Location: Trieste, - Italy
Client: TAL OIL Group - SIOT - Società Italiana per l’Oleodotto Transalpino S.p.A
Period: 200- 2013Project services: Landscape General project
Work progress status: Ongoing project
Project services: Head leader; coordination and landscaping
Consulents: F&M Ingegneria - Venice (geotechnics and structures); ILF Consulting Engineers Austria GmbH (pipe stress and pressure surge analysis, flexibility analysis, TL relocation); F. Messina, A. Coppola, M. Diminich, S. Forchiassin - Siot (infrastructure management)
Photography: Stefano Graziani, Erika Skabar
Work progress status: Completed
Situated in the Bay of Muggia in the Gulf of Trieste, the maritime terminal of the Transalpine Oil Pipeline is used for the unloading of the crude, which is then conveyed from the Port of Trieste to the Bavaria and Baden-Württemberg regions in Germany.
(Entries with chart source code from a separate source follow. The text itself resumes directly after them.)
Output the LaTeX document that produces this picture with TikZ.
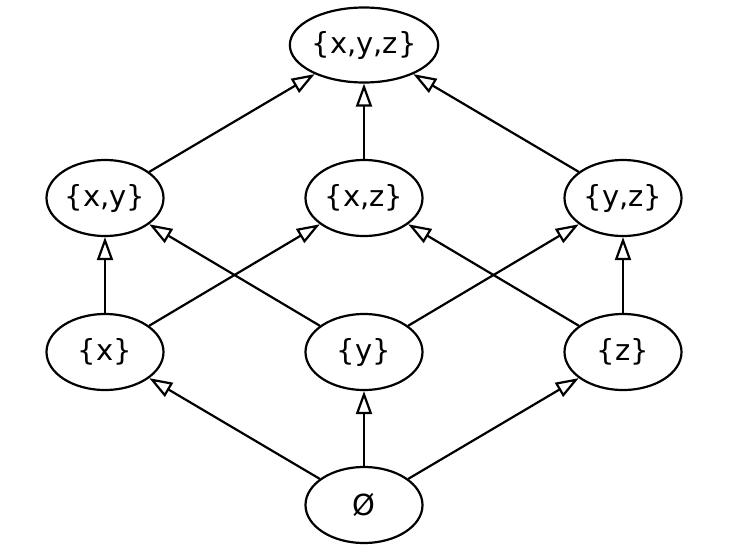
\documentclass[tikz,border=0pt]{standalone}
\usepackage{fontspec}
\setmainfont{DejaVu Sans}
\usetikzlibrary{shapes.geometric,arrows.meta}
\begin{document}
\begin{tikzpicture}[x=1pt,y=-1pt,
  setnode/.style={draw,ellipse,line width=2.2pt,inner sep=0pt,minimum width=117pt,minimum height=76pt,font=\fontsize{29}{34}\selectfont},
  topnode/.style={setnode,minimum width=133pt,minimum height=75pt},
  edge/.style={line width=2.2pt,-{Triangle[open,length=23pt,width=16pt,line width=2.2pt]}}]
\useasboundingbox (0,0) rectangle (730,552);
\node[topnode] (xyz) at (364,45) {\{x,y,z\}};
\node[setnode] (xy) at (105,198) {\{x,y\}};
\node[setnode] (xz) at (364,198) {\{x,z\}};
\node[setnode] (yz) at (623,198) {\{y,z\}};
\node[setnode] (x) at (105,352) {\{x\}};
\node[setnode] (y) at (364,352) {\{y\}};
\node[setnode] (z) at (623,352) {\{z\}};
\node[setnode] (e) at (364,505) {Ø};
\draw[edge] (xy) -- (xyz);
\draw[edge] (xz) -- (xyz);
\draw[edge] (yz) -- (xyz);
\draw[edge] (x) -- (xy);
\draw[edge] (y) -- (xy);
\draw[edge] (x) -- (xz);
\draw[edge] (z) -- (xz);
\draw[edge] (y) -- (yz);
\draw[edge] (z) -- (yz);
\draw[edge] (e) -- (x);
\draw[edge] (e) -- (y);
\draw[edge] (e) -- (z);
\end{tikzpicture}
\end{document}
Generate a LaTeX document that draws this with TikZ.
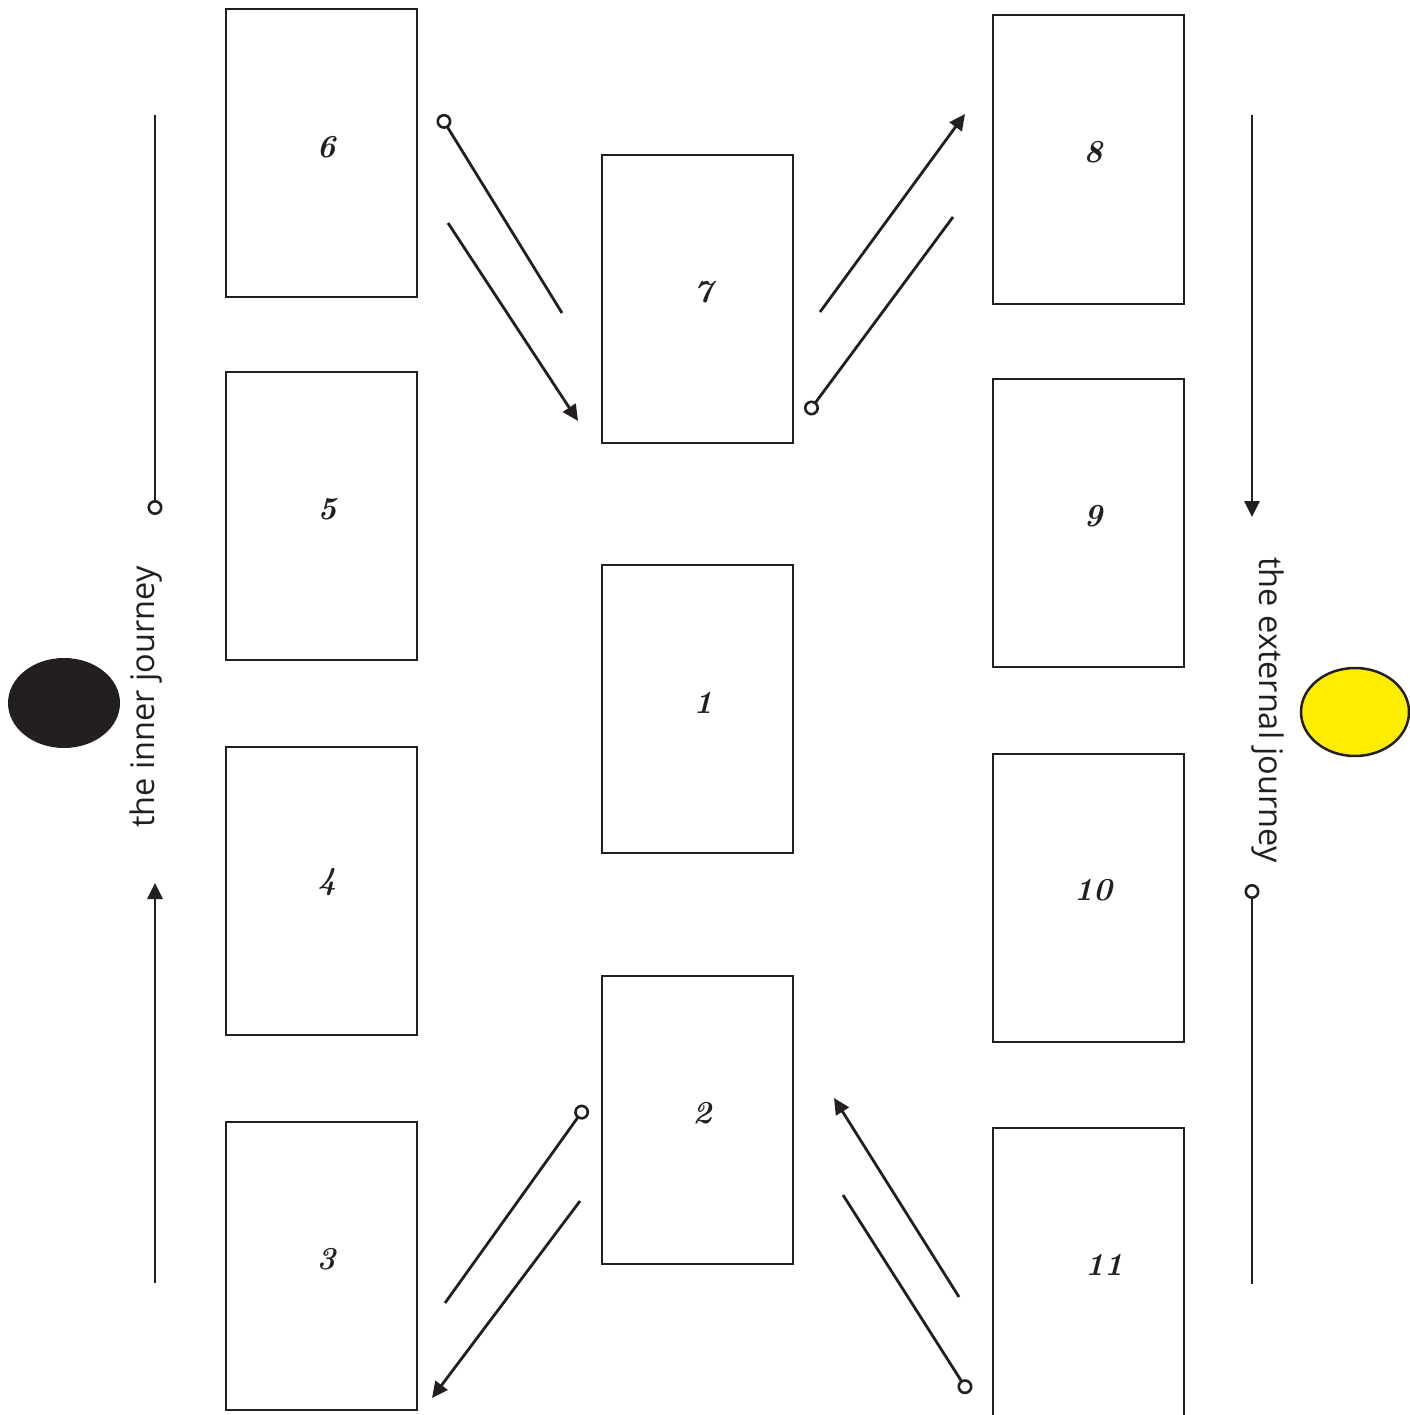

Tal Oil has set up a planning procedure aimed at implementing the safety of the logistical system and updating the infrastructure to the strictest safety and environmental protection standards adopted in the Oil & Gas industry and international best practices.
The application of a coherent design vision guarantees the integrated management of the various specialist activities involved (landscaping and environmental, geotechnical and structural, and pipeline system and management) and supplies a shared, efficient infrastructure solution which is able to restore a landscape of potentially even greater value than the initial level.
What do we mean when we speak of an infrastructural landscape project?
For a development, to be accessible and attractive to its users, it is essential to provide fully effective logistic system. This is because infrastructure platforms underpin how urban areas function, how they generate wealth and how they create a basis for inclusive and sustainable growth. This aim is subject to key factors which may be defined as policy objectives: efficiency and sustainability.
The logistics policies - mainly of a socioeconomic, transport and environmental nature - are of necessity pursued by means of interdependent tools and values, with a view to ensuring greater accessibility rather than increased environmental and/or tax costs.
However, despite infrastructure is expensive and has, hopefully, a long lifespan, is still often left behind as residual space/landscape. Exploring the emerging infrastructure becomes critical to recognize its role as an integral part of the system, rather than as a stand-alone element that may require "special" consideration.
Such a perspective calls for an interdisciplinary approach. The dynamic interactions between infrastructure, land management, biodiversity conservation and landscape values may become a driver in getting a more complex and therefore comprehensive inter-related context.
To reach those goals we need to make some challenging decisions about the way we use, manage, and interact with landscape.
We are more convinced than ever today that the landscape cannot be regarded as an exceptional part of our heritage, but also as an everyday phenomenon which extends to the entire territorial network. However, the cultural dimension of landscapes has been neither adequately studied nor considered “mainstream” in contemporary landscape ecology.
To move forward, we need to develop a deeper understanding of cultural landscapes, and connect culture with nature more consciously and more effectively in landscape ecological research. Wider-reaching landscape solutions should be guided by ecological, physical, social and ethical factors and most importantly, be realistic, place-specific, time-enduring and time-responsive.
The need to rethink the landscape
The creation of the landscape is not immediate, but the result of a development process, but what do we mean when we speak of an infrastructural landscape project? What are we suggesting, and who decides to go ahead with it? What does it do, and how? Developing a landscape project isn't just something that we do, as the landscape is a relations-based concept, in which the territory and our presence within it are interwoven.
In this sense, I believe the perception of the landscape is something closer to a practice or a way of living rather than something which we merely contemplate. A technique for living (Foucault) which helps us understand the connection with the natural world, take stock of our uncertainties and develop the ability to live the poetic aspect of life, in a full awareness of the complexity of the reality around us.
Our awareness of the landscape is reviving today, even though our entirely justified concerns over environmental balance take prevalence, and substantially reduce the notion of the landscape to the physical and biological concept of the environment.
It is within this complexity that the infrastructural landscape of the Oil Pipeline has been constructed.
Given the potential for development of the degraded area, the need to reduce environmental risk and optimise the way in which the land is occupied, the dimensions of the piping structures and their anchorage points, the reorganisation of the road layout and the realignment of the edges, the relations involved are many and various. All this explains the correspondence between the load-bearing structure and the piping and the colours selected, the maintenance routes and seating layouts, the planting of white poplars, broom, wild rose bushes and meadows with wild flowers to attract birds and insects, in an interweave with the coastal settlements which open out towards the sea.
In conclusion, can the landscape experience be strong enough to exploit the link between the parts and the whole and develop that natural tendency of the human mind to place the information received within a context? And to engender a sense of responsibility for belonging to the place while we contribute to making it a reality?